Trust in the integrity of the electoral process depends on the electorate’s confidence that a proper chain of custody can be maintained over ballots, and that contested results can be audited, recounted, and confirmed. Even with those assurances, one can be excused for doubting the veracity of the results in problematic districts. What is essential is that we have a reasonable confidence that the overall process is fair and honest, and that the ultimate outcome reflects the will of the electorate.

What is essential is transparency. Unfortunately, transparency is precisely what’s lost when ephemeral software replaces paper ballots.

Consider the disputes that arise from something as seemingly simple as the handling of paper ballots, where the physical items can be counted, sealed into boxes, and observed as they move from one location to another and ultimately into secure storage from which they can be summoned for recounting should the need arise. Even this entirely observable and comprehensible process is subject to both deliberate and accidental corruption, as we discover again every election season.

What does that process look like when voting is done by computer? It looks like binary word shifts and bitwise xoring, finite field multiplication and modulus operators and countless loops through increasingly scrambled cyphertexts. It looks like math, stuff that only a relative handful of software people (and we’re a notoriously geeky, math-enthused lot) can follow.

Those inclined to embrace conspiracy theories (and that includes virtually all of the mainstream media) have spent the last two years in a tizzy over the possibility that Russia subverted the 2016 election using YouTube and Facebook; a comprehensive investigation and its voluminous negative results are unlikely to quell their concerns.

Imagine if the claim were that a hostile foreign power such as Russia or China — or, if you’re a progressive, Israel — interfered with a computerized election. Imagine the complexity of the forensics, the difficulty of determining what went wrong, and the near impossibility of conveying the findings in a comprehensible way to a skeptical public. Any remotely plausible claim of a digitally hacked election would permanently taint the outcome in the public’s imagination; no amount of arcane expert opinion would convince the losing moiety of the election’s validity.

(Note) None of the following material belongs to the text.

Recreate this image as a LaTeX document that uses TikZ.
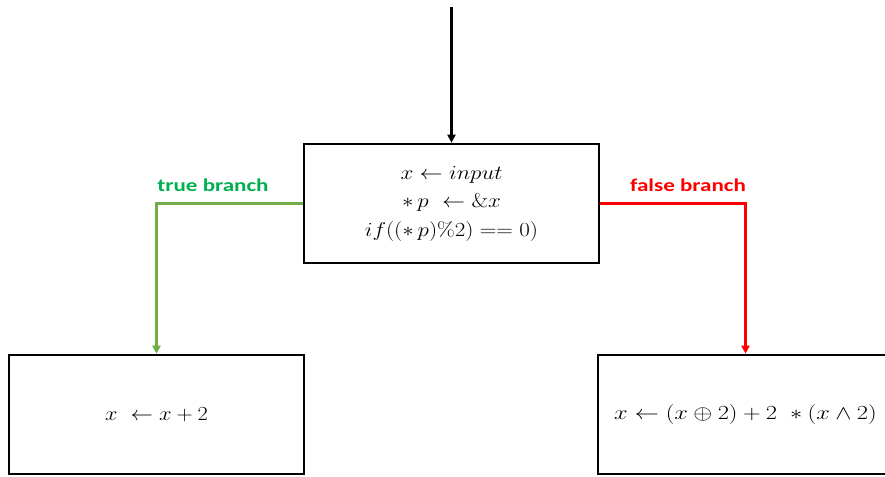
\RequirePackage{fix-cm}
\documentclass[tikz,border=0pt]{standalone}
\usepackage{graphicx}
\usepackage{fontspec}
\newfontfamily\labelfont{Carlito}
\usetikzlibrary{arrows.meta}
\definecolor{tgreen}{RGB}{112,173,71}
\definecolor{tlabel}{RGB}{0,176,80}
\definecolor{fred}{RGB}{255,0,0}
\newcommand{\sx}[2][1.15]{\scalebox{#1}[1]{#2}}
\newcommand{\lx}[1]{\scalebox{1.28}[1]{#1}}
\tikzset{
  box/.style={draw=black, line width=2.6pt, minimum width=295pt, minimum height=119pt, inner sep=0pt, align=center, font=\fontsize{20}{28.5}\selectfont},
  conn/.style={line width=2.4pt, -{Triangle[length=8pt,width=8pt]}},
  blabel/.style={font=\labelfont\bfseries\fontsize{18}{20}\selectfont, anchor=base, inner sep=0pt}
}
\begin{document}
\begin{tikzpicture}[x=1pt,y=1pt]
\useasboundingbox (0,0) rectangle (885,-476);
\begin{scope}
\clip (0,0) rectangle (885,-476);
\node[box] (c) at (451.5,-203.5) {\sx{$x \leftarrow input$}\\ \sx{$*\,p\ \leftarrow \&x$}\\ \sx{$if\big((*\,p)\%2\big) == 0)$}};
\node[box] (l) at (156.5,-414.5) {\sx[1.12]{$x\ \leftarrow x+2$}};
\node[box] (r) at (745.5,-414.5) {\sx[1.22]{$x \leftarrow (x \oplus 2) + 2\ \ast (x \wedge 2)$}};
\coordinate (top) at (451.5,-7);
\draw[conn, black] (top) -- (c.north);
\draw[conn, tgreen] (c.west) -| (l.north);
\draw[conn, fred] (c.east) -| (r.north);
\node[blabel, text=tlabel] (tl) at (213,-191) {\lx{true branch}};
\node[blabel, text=fred] (fl) at (688,-191) {\lx{false branch}};
\end{scope}
\end{tikzpicture}
\end{document}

Most electoral changes that have, as their ostensible motive, improved efficiency and increased ballot access work against the integrity of the voting process. Early voting, extended voting hours and days, mail-in ballots, absentee voting, provisional ballots — all of these make it harder to secure ballots and maintain a clear chain of custody, and invite fraud and abuse. Widespread computerized voting will, if implemented, open the process to vote tampering and election rigging by means cryptic and obscure, and on a scale impossible with paper ballots.